Common Misconception: The deposit is attached to the offer letter, and both are hand-delivered to the listing agent.

The Real Deal: Buyers may send the deposit electronically or by mail to the listing brokerage rather than the listing agent. This may happen within 24 hours of the offer being accepted, once the Purchase and Sale Agreement is signed, or both.

The Mortgage Pre-Approval

Definition: A preliminary approval to obtain a mortgage, obtained by completing a mortgage application and the lender verifying the information. Buyers who plan to get a mortgage loan should provide this with their offer.

Common Misconception: Getting pre-approved means that you'll definitely be approved for the mortgage.

The Real Deal: A lender doesn’t know what they’re agreeing to finance until you find the home you’re actually buying, which is why an appraisal is required for final loan approval. There also may be major life changes between the pre-approval and the purchase of the home, such as job changes or changes to your credit score, that affect the lender’s willingness to provide the loan. While a pre-approval from a reputable lender will usually turn into a realized mortgage without any problems, it’s not a full guarantee.

The Purchase and Sale Agreement

Also Known As: P&S Agreement, PSA, purchase and sale contract

Definition: A comprehensive document written and signed by both buyer and seller after coming to an agreement on the price and terms of the sale. The PSA defines the responsibilities of each part up to the closing, including earnest money details, the planned closing date, any contingencies, the details of the agreed-upon title company and escrow company, etc. There may be instances in which terms survive the purchase and sale agreement e.g. leases, warranty, etc.

Common Misconception: Signing the purchase and sale agreement means the home is now sold.

The Real Deal: A signed Purchase and Sale Agreement will usually turn into a successful home sale, but there’s a reason for the contingencies included in the document. If one party fails to uphold their responsibilities or one of the contingencies brings new information to light, the transaction may still fall through. Your real estate agent will advise you on the best course of action, depending on the situation.

The Financing Contingency

Also Known As: Mortgage contingency, loan contingency

Definition: A provision in the offer and PSA that specifies a period after which the buyer must have their mortgage approved, typically between 30 and 45 days.

Common Misconception: If the buyer doesn't obtain their mortgage by the specified date, the seller keeps the buyer's earnest money.

The Real Deal: If a buyer who needs additional time to secure their mortgage gives the seller proper notice before the date supplied in the contingency rolls around, they have the option to back out of the sale and keep their deposit.

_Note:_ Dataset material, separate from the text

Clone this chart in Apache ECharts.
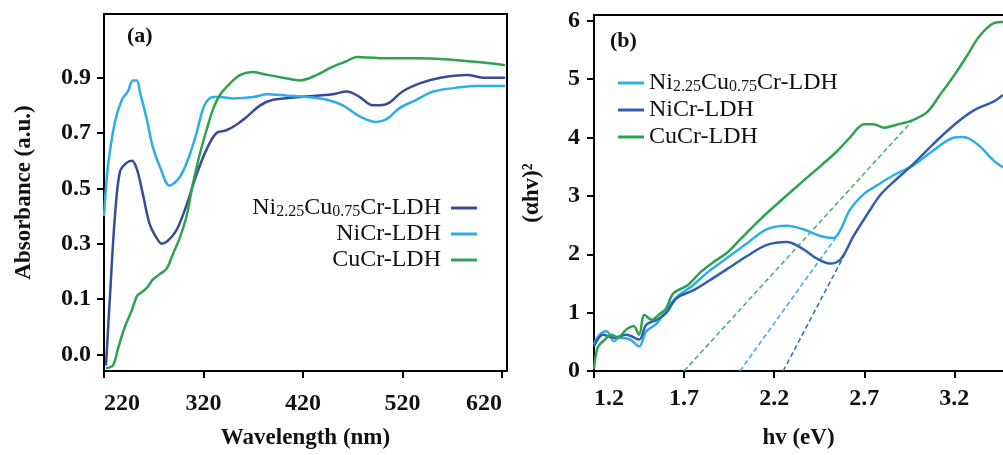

However, if they’re denied the mortgage after the contingency runs out, the seller is usually entitled to keep it. In this case, buyers and sellers will want to refer to the brokerage’s escrow policy. There may be other monetary consequences of failing to close, so both parties in this situation may wish to work with their real estate agents to negotiate alternative solutions.

The Home Inspection Contingency

Also Known As: Due diligence contingency

Definition: A provision in the offer and PSA specifies a period in which a buyer has the right to have the home inspected and specifies what types of inspections will be conducted.

Common Misconceptions: Homes "pass" or "fail" inspection. If a buyer backs out of the sale after the inspection, they'll lose their deposit.

The Real Deal: Home inspections result in an itemized report of the condition of each component inspected, including necessary repairs and safety concerns and the inspector’s professional opinion and recommendations. The buyer can choose to do with this information as they will. The information presented in the report may lead the buyer to negotiate terms such as repair credits or pre-sale repairs, back out of the sale entirely, or proceed with no changes to the agreement.

This contingency exists so buyers who are unsatisfied with the home’s condition have the option to back out without consequence. If this contingency comes into effect, the buyer is also entitled to reclaim their deposit. If the buyer chooses to proceed, they’ll issue a notice of fulfillment for this contingency. If the terms have been renegotiated, such as for pre-sale repairs, there will be an amendment to the agreement detailing the agreed-upon repairs and the date by which those repairs will be completed.

The Appraisal Contingency

Definition: A provision in the offer and PSA allowing a buyer to back out of the sale if the home doesn't appraise at the agreed-upon sale price or higher. A home appraisal allows the lender to confirm that the home's value warrants the mortgage amount that the buyer applied for.

Common Misconception: An appraisal can substitute for a home inspection.

The Real Deal: The appraisal and home inspection cover entirely different concerns, and you can’t substitute one for the other. A home inspection informs the buyer of the home’s condition and may be acted upon or not, and an appraisal informs the bank of the home’s market value. A mortgage application may be denied if the appraisal result is lower than the amount the buyer is requesting to borrow.

Usually, an appraisal is in line with the listing price. However, if it comes in too low, the buyer and seller can negotiate to complete the sale. Your real estate agent can advise you on the available options and assist in negotiations.

The Closing Date

Also Known As: Completion date, settlement date

Definition: The date specified in the PSA upon which legal ownership and possession of the home are transferred to the buyer, typically 30 to 45 days after the offer is accepted (though it can be delayed).

Common Misconceptions: The closing date can be easily changed by either party after signing the PSA. The seller can remain in the property 2-3 days after closing if possession is delayed without the buyer’s consent.

The Real Deal: The closing date is included with the contract as a firm date. The seller must vacate the property by this date. This is also the date the buyer takes possession and can move in. A closing date may be delayed if unforeseen circumstances arise, but the buyer and seller must agree upon the new date.

This page is for informational purposes only, and some transactions may vary depending on circumstances.